[WHAT THE TASK ASKS]: Will you write out the data exactly, excluding every picture?

▼▼▼

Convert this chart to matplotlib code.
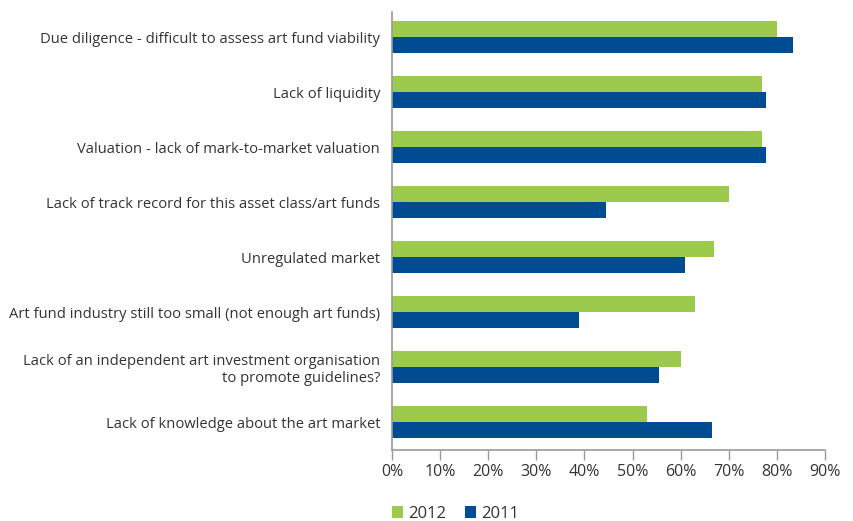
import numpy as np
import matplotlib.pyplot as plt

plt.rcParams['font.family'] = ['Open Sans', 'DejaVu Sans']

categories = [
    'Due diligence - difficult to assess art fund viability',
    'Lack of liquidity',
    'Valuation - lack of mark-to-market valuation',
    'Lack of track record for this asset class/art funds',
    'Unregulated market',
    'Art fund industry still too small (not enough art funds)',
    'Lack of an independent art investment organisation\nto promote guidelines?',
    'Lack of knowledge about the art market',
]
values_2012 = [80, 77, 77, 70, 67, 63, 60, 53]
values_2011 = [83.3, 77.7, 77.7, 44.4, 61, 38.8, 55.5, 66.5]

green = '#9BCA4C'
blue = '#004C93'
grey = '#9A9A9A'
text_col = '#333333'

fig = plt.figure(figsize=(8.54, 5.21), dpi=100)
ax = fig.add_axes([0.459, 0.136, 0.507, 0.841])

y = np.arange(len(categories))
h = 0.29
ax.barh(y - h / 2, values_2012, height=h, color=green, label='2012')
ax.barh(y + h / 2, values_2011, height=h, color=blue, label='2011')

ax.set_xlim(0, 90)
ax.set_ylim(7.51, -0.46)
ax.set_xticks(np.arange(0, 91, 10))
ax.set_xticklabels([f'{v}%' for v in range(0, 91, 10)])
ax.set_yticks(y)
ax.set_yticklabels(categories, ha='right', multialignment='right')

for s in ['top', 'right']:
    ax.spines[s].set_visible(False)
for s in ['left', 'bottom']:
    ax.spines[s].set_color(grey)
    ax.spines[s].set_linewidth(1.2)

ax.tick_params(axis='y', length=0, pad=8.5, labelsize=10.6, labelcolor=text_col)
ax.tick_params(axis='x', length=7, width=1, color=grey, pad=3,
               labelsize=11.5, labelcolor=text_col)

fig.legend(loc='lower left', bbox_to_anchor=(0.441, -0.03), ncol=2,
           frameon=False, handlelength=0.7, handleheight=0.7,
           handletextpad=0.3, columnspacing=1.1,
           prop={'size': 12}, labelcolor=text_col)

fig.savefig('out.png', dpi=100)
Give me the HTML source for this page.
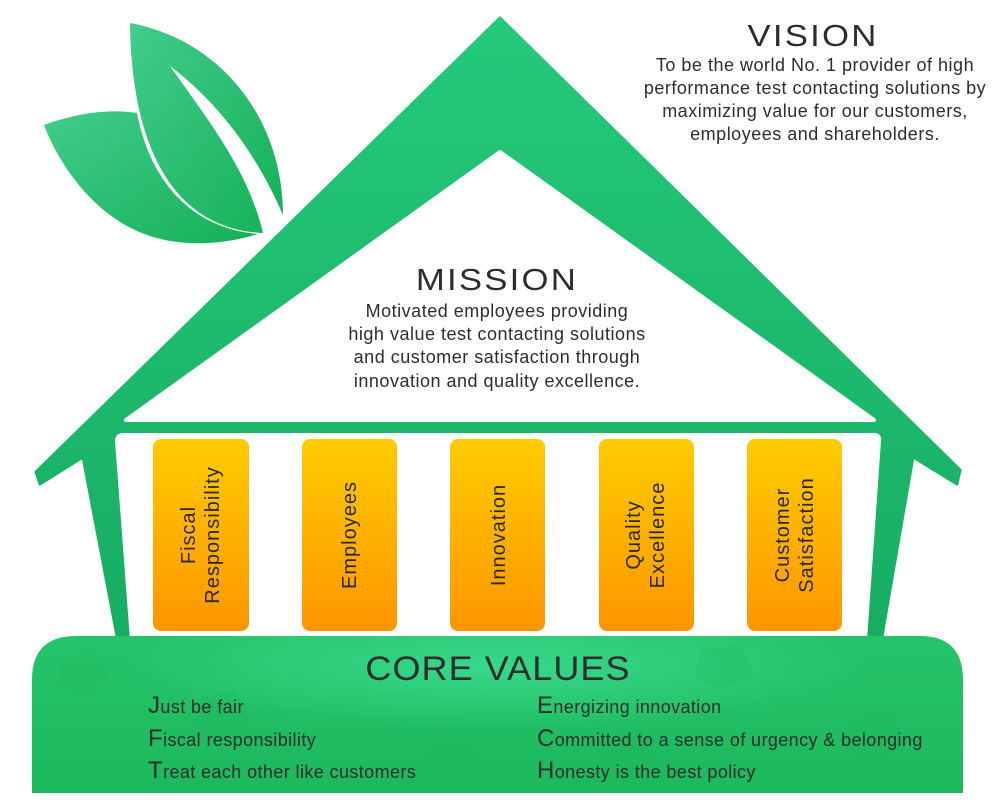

▲▲▲

[CORRECT RESPONSE]:
Convert this chart to matplotlib code.
import numpy as np
import matplotlib.pyplot as plt

plt.rcParams['font.family'] = ['Open Sans', 'DejaVu Sans']

categories = [
    'Due diligence - difficult to assess art fund viability',
    'Lack of liquidity',
    'Valuation - lack of mark-to-market valuation',
    'Lack of track record for this asset class/art funds',
    'Unregulated market',
    'Art fund industry still too small (not enough art funds)',
    'Lack of an independent art investment organisation\nto promote guidelines?',
    'Lack of knowledge about the art market',
]
values_2012 = [80, 77, 77, 70, 67, 63, 60, 53]
values_2011 = [83.3, 77.7, 77.7, 44.4, 61, 38.8, 55.5, 66.5]

green = '#9BCA4C'
blue = '#004C93'
grey = '#9A9A9A'
text_col = '#333333'

fig = plt.figure(figsize=(8.54, 5.21), dpi=100)
ax = fig.add_axes([0.459, 0.136, 0.507, 0.841])

y = np.arange(len(categories))
h = 0.29
ax.barh(y - h / 2, values_2012, height=h, color=green, label='2012')
ax.barh(y + h / 2, values_2011, height=h, color=blue, label='2011')

ax.set_xlim(0, 90)
ax.set_ylim(7.51, -0.46)
ax.set_xticks(np.arange(0, 91, 10))
ax.set_xticklabels([f'{v}%' for v in range(0, 91, 10)])
ax.set_yticks(y)
ax.set_yticklabels(categories, ha='right', multialignment='right')

for s in ['top', 'right']:
    ax.spines[s].set_visible(False)
for s in ['left', 'bottom']:
    ax.spines[s].set_color(grey)
    ax.spines[s].set_linewidth(1.2)

ax.tick_params(axis='y', length=0, pad=8.5, labelsize=10.6, labelcolor=text_col)
ax.tick_params(axis='x', length=7, width=1, color=grey, pad=3,
               labelsize=11.5, labelcolor=text_col)

fig.legend(loc='lower left', bbox_to_anchor=(0.441, -0.03), ncol=2,
           frameon=False, handlelength=0.7, handleheight=0.7,
           handletextpad=0.3, columnspacing=1.1,
           prop={'size': 12}, labelcolor=text_col)

fig.savefig('out.png', dpi=100)
Give me the HTML source for this page.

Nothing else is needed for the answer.